By APD writer Ishwar Khanal
**KATHMANDU, April 16 (APD) ** – Bhaktapur and Thimi towns in Nepal was painted red with revelers smearing their faces with vermilion powder to celebrate 'Sindoor Jatra', a festival of vermilion. This is a part of popular Bisket Jatra celebrated annually in Thimi and Bhaktapur.
On this day, locals hurl vermilion powder at each other in celebration to welcome the advent of spring as well as the Nepali New Year in the mid of April.
In Thimi, revelers sang and danced beating traditional drums and jhyalis, a traditional instrument, while carrying chariot of various deities around this ancient city. On the third day of this unique festival, male representatives from the area bring out a procession of 32 palanquins – khats in the local language, with images of different Gods.
"This is a part of our age-old tradition," Gyan Ratna Maharjan, a local said who informed that as the 32 khats come together, locals start hurling vermillion powder at them."
According to him, the ceremony reaches fever pitch as the khat carrying Lord Ganesha) arrives from the village of Nagadish.
Likewise, in another interesting episode, 46-year-old Buddha Krishna Shrestha, a local of Thimi, pierced his tongue with one foot long sharp iron spike, for the consecutive sixth time in front of the crowd as part of the tradition on the occasion of Bisket Jatra.
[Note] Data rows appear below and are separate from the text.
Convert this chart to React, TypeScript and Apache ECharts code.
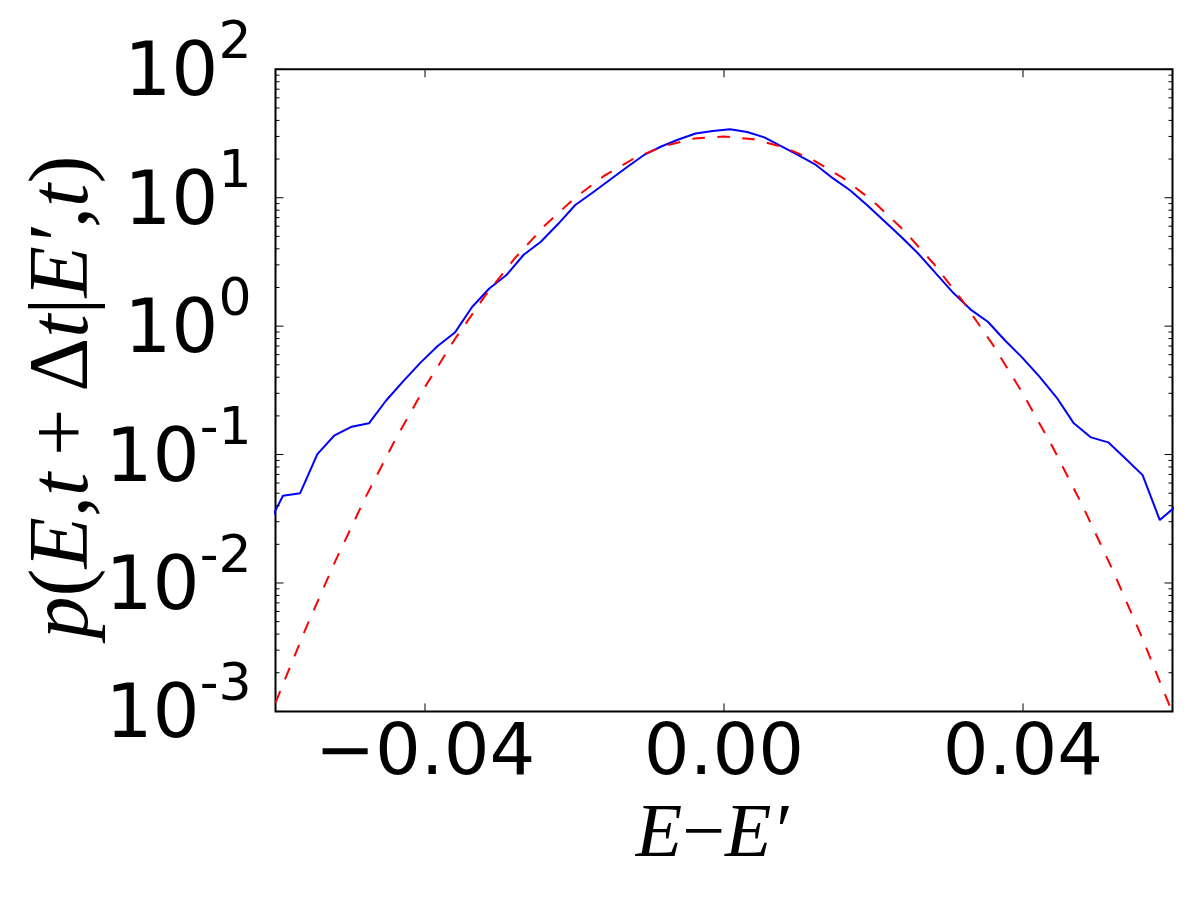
import React, { useEffect, useRef } from "react";
import * as echarts from "echarts";

// Histogram bin centres (E - E') and the measured distribution (blue line)
const BLUE_X = [
  -0.0613, -0.059, -0.0567, -0.0544, -0.0521, -0.0498, -0.0475, -0.0452, -0.0429, -0.0406,
  -0.0383, -0.036, -0.0337, -0.0314, -0.0291, -0.0268, -0.0245, -0.0222, -0.0199, -0.0176,
  -0.0153, -0.013, -0.0107, -0.0084, -0.0061, -0.0038, -0.0015, 0.0008, 0.0031, 0.0054,
  0.0077, 0.01, 0.0123, 0.0146, 0.0169, 0.0192, 0.0215, 0.0238, 0.0261, 0.0284,
  0.0307, 0.033, 0.0353, 0.0376, 0.0399, 0.0422, 0.0445, 0.0468, 0.0491, 0.0514,
  0.0537, 0.056, 0.0583, 0.0606,
];
const BLUE_Y = [
  0.0261, 0.0478, 0.05, 0.1009, 0.1413, 0.1648, 0.175, 0.2636, 0.3733, 0.52,
  0.7, 0.891, 1.409, 1.963, 2.5, 3.597, 4.539, 6.237, 8.77, 10.94,
  13.74, 17.26, 21.53, 25.06, 28.38, 31.62, 33.07, 34.12, 32.51, 29.51,
  25.06, 21.33, 17.99, 14.13, 11.38, 8.69, 6.53, 4.9, 3.61, 2.55,
  1.81, 1.346, 1.081, 0.773, 0.569, 0.405, 0.278, 0.175, 0.136, 0.1245,
  0.0933, 0.0692, 0.0309, 0.0403,
];

// Gaussian reference curve (red dashed)
const RED_X = [
  -0.06, -0.056, -0.052, -0.048, -0.044, -0.04, -0.036, -0.032, -0.028, -0.024,
  -0.02, -0.016, -0.012, -0.008, -0.004, 0.0, 0.004, 0.008, 0.012, 0.016,
  0.02, 0.024, 0.028, 0.032, 0.036, 0.04, 0.044, 0.048, 0.052, 0.056, 0.06,
];
const RED_Y = [
  0.00117, 0.004355, 0.0148, 0.04591, 0.13, 0.3362, 0.7937, 1.711, 3.366, 6.046,
  9.917, 14.85, 20.3, 25.33, 28.86, 30.02, 28.51, 24.72, 19.56, 14.14,
  9.326, 5.616, 3.089, 1.55, 0.7108, 0.2973, 0.1136, 0.03961, 0.01261, 0.003666, 0.000973,
];

const X_MAJOR_TICKS = [-0.04, 0.0, 0.04];
const Y_DECADES = [0.001, 0.01, 0.1, 1, 10, 100];
const Y_MINOR_MULT = [2, 3, 4, 5, 6, 7, 8, 9];

const X_MIN = -0.06;
const X_MAX = 0.06;
const Y_MIN = 0.001;
const Y_MAX = 100;

export default function App() {
  const ref = useRef<HTMLDivElement>(null);

  useEffect(() => {
    if (!ref.current) return;
    const chart = echarts.init(ref.current, null, { renderer: "svg" });

    const tickData: number[][] = [];
    X_MAJOR_TICKS.forEach((v) => tickData.push([v, 1, 0, 8]));
    Y_DECADES.forEach((v) => tickData.push([0, v, 1, 8]));
    Y_DECADES.slice(0, -1).forEach((d) =>
      Y_MINOR_MULT.forEach((m) => tickData.push([0, d * m, 1, 4]))
    );

    const sansFont = "'DejaVu Sans', 'Noto Sans', sans-serif";
    const serifFont = "'Liberation Serif', 'DejaVu Serif', serif";

    chart.setOption({
      animation: false,
      backgroundColor: "#ffffff",
      grid: {
        left: 275.5,
        right: 27.5,
        top: 69.3,
        bottom: 188.6,
        show: true,
        borderColor: "#000000",
        borderWidth: 2,
        backgroundColor: "transparent",
        containLabel: false,
        outerBoundsMode: "none",
      },
      xAxis: {
        type: "value",
        min: X_MIN,
        max: X_MAX,
        interval: 0.02,
        axisLine: { show: false },
        axisTick: { show: false },
        splitLine: { show: false },
        axisLabel: {
          margin: 2,
          fontFamily: sansFont,
          fontSize: 72,
          lineHeight: 72,
          color: "#000000",
          hideOverlap: false,
          showMinLabel: true,
          showMaxLabel: true,
          formatter: (v: number) => {
            const k = Math.round(v / 0.02);
            if (k % 2 !== 0 || Math.abs(k) > 2) return "";
            const r = Math.round(v * 100) / 100;
            if (r === 0) return "0.00";
            return (r < 0 ? "\u2212" : "") + Math.abs(r).toFixed(2);
          },
        },
      },
      yAxis: {
        type: "log",
        logBase: 10,
        min: Y_MIN,
        max: Y_MAX,
        axisLine: { show: false },
        axisTick: { show: false },
        splitLine: { show: false },
        axisLabel: {
          margin: 24,
          color: "#000000",
          formatter: (v: number) => {
            const e = Math.round(Math.log10(v));
            return "{b|10}{s|" + (e < 0 ? "-" + -e : String(e)) + "}";
          },
          rich: {
            b: { fontFamily: sansFont, fontSize: 74, lineHeight: 110, color: "#000000" },
            s: {
              fontFamily: sansFont,
              fontSize: 52,
              lineHeight: 28,
              verticalAlign: "top",
              color: "#000000",
            },
          },
        },
      },
      series: [
        {
          type: "line",
          data: BLUE_X.map((x, i) => [x, BLUE_Y[i]]),
          symbol: "none",
          showSymbol: false,
          clip: true,
          lineStyle: { color: "#0000ff", width: 2 },
          z: 2,
        },
        {
          type: "line",
          data: RED_X.map((x, i) => [x, RED_Y[i]]),
          symbol: "none",
          showSymbol: false,
          clip: true,
          lineStyle: { color: "#ff0000", width: 2, type: [12.5, 12.5] },
          z: 3,
        },
        {
          type: "custom",
          coordinateSystem: "cartesian2d",
          data: tickData,
          encode: { x: 0, y: 1 },
          clip: false,
          silent: true,
          z: 4,
          renderItem: (_params: any, api: any) => {
            const kind = api.value(2);
            const len = api.value(3);
            const st = { stroke: "#000000", lineWidth: 1 };
            if (kind === 0) {
              const x = api.value(0);
              const b = api.coord([x, Y_MIN]);
              const t = api.coord([x, Y_MAX]);
              return {
                type: "group",
                children: [
                  { type: "line", shape: { x1: b[0], y1: b[1], x2: b[0], y2: b[1] - len }, style: st },
                  { type: "line", shape: { x1: t[0], y1: t[1], x2: t[0], y2: t[1] + len }, style: st },
                ],
              };
            }
            const y = api.value(1);
            const l = api.coord([X_MIN, y]);
            const r = api.coord([X_MAX, y]);
            return {
              type: "group",
              children: [
                { type: "line", shape: { x1: l[0], y1: l[1], x2: l[0] + len, y2: l[1] }, style: st },
                { type: "line", shape: { x1: r[0], y1: r[1], x2: r[0] - len, y2: r[1] }, style: st },
              ],
            };
          },
        },
      ],
      graphic: [
        {
          type: "text",
          x: 58,
          y: 397,
          rotation: Math.PI / 2,
          style: {
            text:
              "{i|p}{n|(}{i|E}{n|,}{i|t}{n|\u2009+\u2009\u0394}{i|t}{n||}{i|E\u2032}{n|,}{i|t}{n|)}",
            align: "center",
            verticalAlign: "middle",
            fill: "#000000",
            rich: {
              i: { fontFamily: serifFont, fontStyle: "italic", fontSize: 84, fill: "#000000" },
              n: { fontFamily: serifFont, fontSize: 84, fill: "#000000" },
            },
          },
        },
        {
          type: "text",
          x: 712,
          y: 830,
          style: {
            text: "{i|E}{n|\u2212}{i|E\u2032}",
            align: "center",
            verticalAlign: "middle",
            fill: "#000000",
            rich: {
              i: { fontFamily: serifFont, fontStyle: "italic", fontSize: 76, fill: "#000000" },
              n: { fontFamily: serifFont, fontSize: 76, fill: "#000000" },
            },
          },
        },
      ],
    });

    return () => chart.dispose();
  }, []);

  return (
    <div
      ref={ref}
      style={{ position: "absolute", left: 0, top: 0, width: 1200, height: 900, background: "#ffffff" }}
    />
  );
}
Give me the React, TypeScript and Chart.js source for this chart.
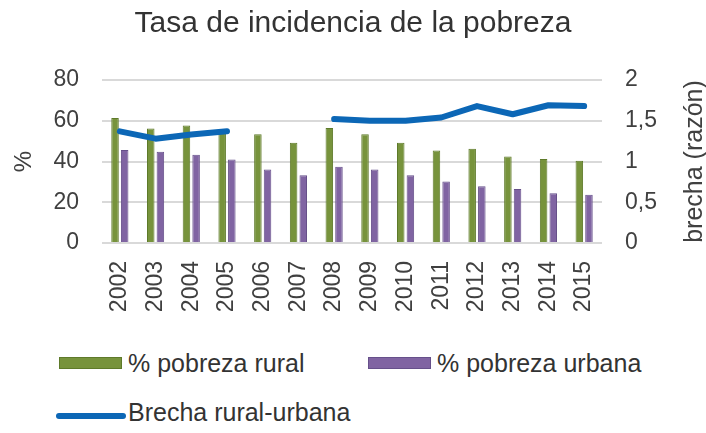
import React, { useEffect, useRef } from "react";
import { Chart, registerables } from "chart.js";

Chart.register(...registerables);

const years = ["2002", "2003", "2004", "2005", "2006", "2007", "2008", "2009", "2010", "2011", "2012", "2013", "2014", "2015"];
const ruralPct = [61.4, 56.2, 57.7, 55.5, 53.4, 49.2, 56.4, 53.4, 49.2, 45.4, 46.2, 42.5, 41.2, 40.4];
const urbanPct = [45.6, 44.8, 43.3, 41.0, 36.1, 33.2, 37.4, 36.1, 33.2, 30.2, 27.9, 26.5, 24.4, 23.7];
const gapRatio: (number | null)[] = [1.37, 1.28, 1.33, 1.37, null, null, 1.52, 1.5, 1.5, 1.54, 1.68, 1.58, 1.69, 1.68];
const leftTicks = [0, 20, 40, 60, 80];
const rightTicks = [0, 0.5, 1, 1.5, 2];

const titleText = "Tasa de incidencia de la pobreza";
const leftAxisTitle = "%";
const rightAxisTitle = "brecha (razón)";
const seriesNames = ["% pobreza rural", "% pobreza urbana", "Brecha rural-urbana"];

const GREEN = "#77933C";
const GREEN_BORDER = "#5E7A2A";
const PURPLE = "#8064A2";
const PURPLE_BORDER = "#66508A";
const BLUE = "#0C67B6";
const TEXT = "#404040";
const FONT = "'Liberation Sans', Arial, sans-serif";

export default function App() {
  const ref = useRef<HTMLCanvasElement | null>(null);

  useEffect(() => {
    document.body.style.margin = "0";
    const canvas = ref.current;
    if (!canvas) return;
    Chart.defaults.font.family = FONT;

    const rightTitlePlugin = {
      id: "rightTitle",
      afterDraw(chart: any) {
        const { ctx, chartArea } = chart;
        ctx.save();
        ctx.translate(695, (chartArea.top + chartArea.bottom) / 2);
        ctx.rotate(-Math.PI / 2);
        ctx.font = `25px ${FONT}`;
        ctx.fillStyle = TEXT;
        ctx.textAlign = "center";
        ctx.textBaseline = "middle";
        ctx.fillText(rightAxisTitle, 0, 0);
        ctx.restore();
      },
    };

    const chart = new Chart(canvas, {
      type: "bar",
      data: {
        labels: years,
        datasets: [
          {
            type: "line",
            label: seriesNames[2],
            data: gapRatio,
            yAxisID: "y1",
            borderColor: BLUE,
            backgroundColor: BLUE,
            borderWidth: 6,
            pointRadius: 0,
            borderCapStyle: "round",
            borderJoinStyle: "round",
            spanGaps: false,
            tension: 0,
            order: 0,
          } as any,
          {
            label: seriesNames[0],
            data: ruralPct,
            yAxisID: "y",
            backgroundColor: GREEN,
            borderColor: GREEN_BORDER,
            borderWidth: 1,
            categoryPercentage: 0.54,
            barPercentage: 0.78,
            order: 1,
          },
          {
            label: seriesNames[1],
            data: urbanPct,
            yAxisID: "y",
            backgroundColor: PURPLE,
            borderColor: PURPLE_BORDER,
            borderWidth: 1,
            categoryPercentage: 0.54,
            barPercentage: 0.78,
            order: 1,
          },
        ],
      },
      options: {
        animation: false,
        responsive: false,
        layout: { padding: 0 },
        plugins: {
          legend: { display: false },
          tooltip: { enabled: false },
          title: {
            display: true,
            text: titleText,
            color: "#333333",
            font: { size: 30, weight: "normal" as any, family: FONT },
            padding: { top: 6, bottom: 38 },
          },
        },
        scales: {
          x: {
            grid: { display: false, drawTicks: false },
            border: { display: false },
            ticks: {
              color: TEXT,
              font: { size: 23 },
              padding: 18,
              minRotation: 90,
              maxRotation: 90,
              autoSkip: false,
            },
            afterFit(scale: any) {
              scale.height = 87;
            },
          },
          y: {
            position: "left",
            min: leftTicks[0],
            max: leftTicks[leftTicks.length - 1],
            afterBuildTicks(scale: any) {
              scale.ticks = leftTicks.map((v) => ({ value: v }));
            },
            grid: { color: "#D9D9D9", lineWidth: 2, drawTicks: false },
            border: { display: false },
            ticks: { color: TEXT, font: { size: 23 }, padding: 23 },
            title: {
              display: true,
              text: leftAxisTitle,
              color: TEXT,
              font: { size: 24 },
              padding: { top: 10, bottom: 0 },
            },
            afterFit(scale: any) {
              scale.width = 102;
            },
          },
          y1: {
            position: "right",
            min: rightTicks[0],
            max: rightTicks[rightTicks.length - 1],
            afterBuildTicks(scale: any) {
              scale.ticks = rightTicks.map((v) => ({ value: v }));
            },
            grid: { display: false, drawTicks: false },
            border: { display: false },
            ticks: {
              color: TEXT,
              font: { size: 23 },
              padding: 23,
              callback: (v: any) => String(v).replace(".", ","),
            },
            afterFit(scale: any) {
              scale.width = 104;
            },
          },
        },
      },
      plugins: [rightTitlePlugin],
    });

    return () => chart.destroy();
  }, []);

  const itemText: React.CSSProperties = {
    fontFamily: FONT,
    fontSize: 25,
    color: "#333333",
    whiteSpace: "nowrap",
    lineHeight: "28px",
  };

  return (
    <div style={{ position: "relative", width: 706, height: 433, background: "#ffffff", overflow: "hidden" }}>
      <canvas ref={ref} width={706} height={330} style={{ display: "block", width: 706, height: 330 }} />
      <div style={{ position: "absolute", left: 59, top: 357, width: 63, height: 12, boxSizing: "border-box", background: GREEN, border: `1px solid ${GREEN_BORDER}` }} />
      <div style={{ ...itemText, position: "absolute", left: 128, top: 349 }}>{seriesNames[0]}</div>
      <div style={{ position: "absolute", left: 368, top: 357, width: 63, height: 12, boxSizing: "border-box", background: PURPLE, border: `1px solid ${PURPLE_BORDER}` }} />
      <div style={{ ...itemText, position: "absolute", left: 437, top: 349 }}>{seriesNames[1]}</div>
      <div style={{ position: "absolute", left: 56, top: 413, width: 70, height: 6, borderRadius: 3, background: BLUE }} />
      <div style={{ ...itemText, position: "absolute", left: 128, top: 398 }}>{seriesNames[2]}</div>
    </div>
  );
}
According to the tradition, Shrestha has to undergo a strict fasting for four days and that blood should not bleed while piercing his tongue. The iron spike was dipped into mustard oil for a few days for purification.
"This is the sixth consecutive year that I am piercing my tongue," Shrestha said before piercing his tongue saying, "If blood comes, it is considered as a bad omen."